New Kenyan currency notes are expected to soon go into circulation after the Court of Appeal cleared the way for the Central Bank of Kenya to go ahead with the printing process.
British security printing firm will retain the Sh10 billion-a-year tender to print Kenya’s new-look currency after the Court of Appeal declared the tendering process lawful.
Justices Erastus Githinji, Asike Makhandia and Ole Kantai faulted High Court’s Justice George Odunga for relying his decision on expunged documents that he had earlier found to have been procured unprocedurally.
The judges noted that CBK acted within the law when it gave De La Rue International 15 per cent preferential treatment and rejected the notion that the regulator colluded with British firm.
In 2017, De La Rue filed to stop the process which CBK had issued an international tender with bids opened to select a winner.

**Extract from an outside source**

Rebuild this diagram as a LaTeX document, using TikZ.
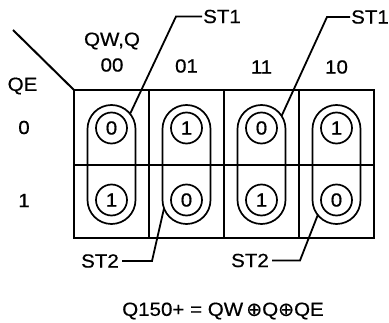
\documentclass[tikz,border=0pt]{standalone}
\usepackage{fontspec}
\setmainfont[FakeStretch=1.08,FakeBold=0.6]{Liberation Sans}
\newfontfamily\symfont[FakeBold=0.6]{DejaVu Sans}
\begin{document}
\begin{tikzpicture}[x=1pt,y=-1pt,
  lbl/.style={inner sep=0pt,font=\fontsize{19}{21}\selectfont},
  grid/.style={line width=2pt},
  pill/.style={line width=1.7pt,rounded corners=24pt},
  ring/.style={circle,draw,line width=1.7pt,minimum size=31pt,inner sep=0pt,font=\fontsize{19}{21}\selectfont},
  leader/.style={line width=1.8pt}]
\useasboundingbox (0,0) rectangle (389,323);
% grid
\draw[grid] (74,90) rectangle (374,238);
\draw[grid] (149,90) -- (149,238);
\draw[grid] (224,90) -- (224,238);
\draw[grid] (299,90) -- (299,238);
\draw[grid] (74,165) -- (374,165);
\draw[grid] (13,30) -- (74,90);
% headers
\node[lbl] (qwq) at (112,41) {QW,Q};
\node[lbl] (h00) at (112,65) {00};
\node[lbl] (h01) at (186.5,66) {01};
\node[lbl] (h11) at (261.5,67) {11};
\node[lbl] (h10) at (336.5,67) {10};
\node[lbl] (qe) at (22.5,86) {QE};
\node[lbl] (r0) at (24,127.5) {0};
\node[lbl] (r1) at (24,200.5) {1};
% pills
\foreach \c in {111.5,186.5,261.5,336.5}{
  \draw[pill] (\c-24,105) rectangle (\c+24,224);
}
% circles
\node[ring] (a0) at (111.5,128) {0};
\node[ring] (a1) at (111.5,200) {1};
\node[ring] (b0) at (186.5,128) {1};
\node[ring] (b1) at (186.5,200) {0};
\node[ring] (c0) at (261.5,128) {0};
\node[ring] (c1) at (261.5,200) {1};
\node[ring] (d0) at (336.5,128) {1};
\node[ring] (d1) at (336.5,200) {0};
% leader labels
\node[lbl,anchor=west] (st1a) at (203,16.5) {ST1};
\node[lbl,anchor=west] (st1b) at (351,17) {ST1};
\node[lbl,anchor=east] (st2a) at (119,261) {ST2};
\node[lbl,anchor=east] (st2b) at (269,260.5) {ST2};
\coordinate (p1) at (130.3,113.4);
\coordinate (p2) at (281.6,115.9);
\coordinate (p3) at (164.0,208.4);
\coordinate (p4) at (317.8,214.9);
\draw[leader] (p1) -- ([xshift=-27pt]st1a.west) -- ([xshift=-1pt]st1a.west);
\draw[leader] (p2) -- ([xshift=-24pt]st1b.west) -- ([xshift=-1pt]st1b.west);
\draw[leader] (p3) -- ([xshift=33pt]st2a.east) -- ([xshift=3pt]st2a.east);
\draw[leader] (p4) -- ([xshift=31pt]st2b.east) -- ([xshift=3pt]st2b.east);
% equation
\node[lbl] (eq) at (223,311) {Q150+ = QW\,{\symfont ⊕}Q{\symfont ⊕}QE};
\end{tikzpicture}
\end{document}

CBK in replies filed, however, claimed it invited bidders on July 8, 2014 through an advertisement in the dailies.
De la Rue had challenged the supply of new design notes claiming CBK locked it out of the tender after it prequalified international firms.
The firm claimed CBK should have first established if the currency could be printed locally before it went shopping abroad.
High Court Judge George Odunga had ordered the CBK to re-evaluate the tender on the grounds that the 15 per cent preferential treatment was conferred contrary to procurement law since the firm is not a Kenyan owned entity, prompting De La Rue and the CBK to file appeal.
The judges were referring to tender documents filed as evidence by the petitioner, activist Okiya Omtata, but which was contested as illegally procured.
Mr Omtatah had moved to court against the award of the multi-billion shilling contract, arguing that De La Rue did not qualify for the 15 per cent margin of preference because it is not a preferred supplier under Kenyan law.
The Court of Appeal noted that De La Rue applied for preferential margin on the basis that it was the only candidate with locally registered and established affiliates, De La Rue Currency & Security Print Ltd.
The Judges said that De La Rue was the only one of the four bidders that could qualify for the preferential margin as envisaged under procurement law “by any stretch of imagination”.
Friday’s ruling now clears the way for De La Rue to start printing of Kenya’s new-look currency as envisioned in the 2010 Constitution.
De La Rue has had a stranglehold on Kenya’s lucrative money printing business except for the period between 1966 and 1985 when another UK firm, Bradbury Wilkinson, did the job.
On Friday De La Rue said it is expanding its Kenya based facility to become a regional hub for East Africa.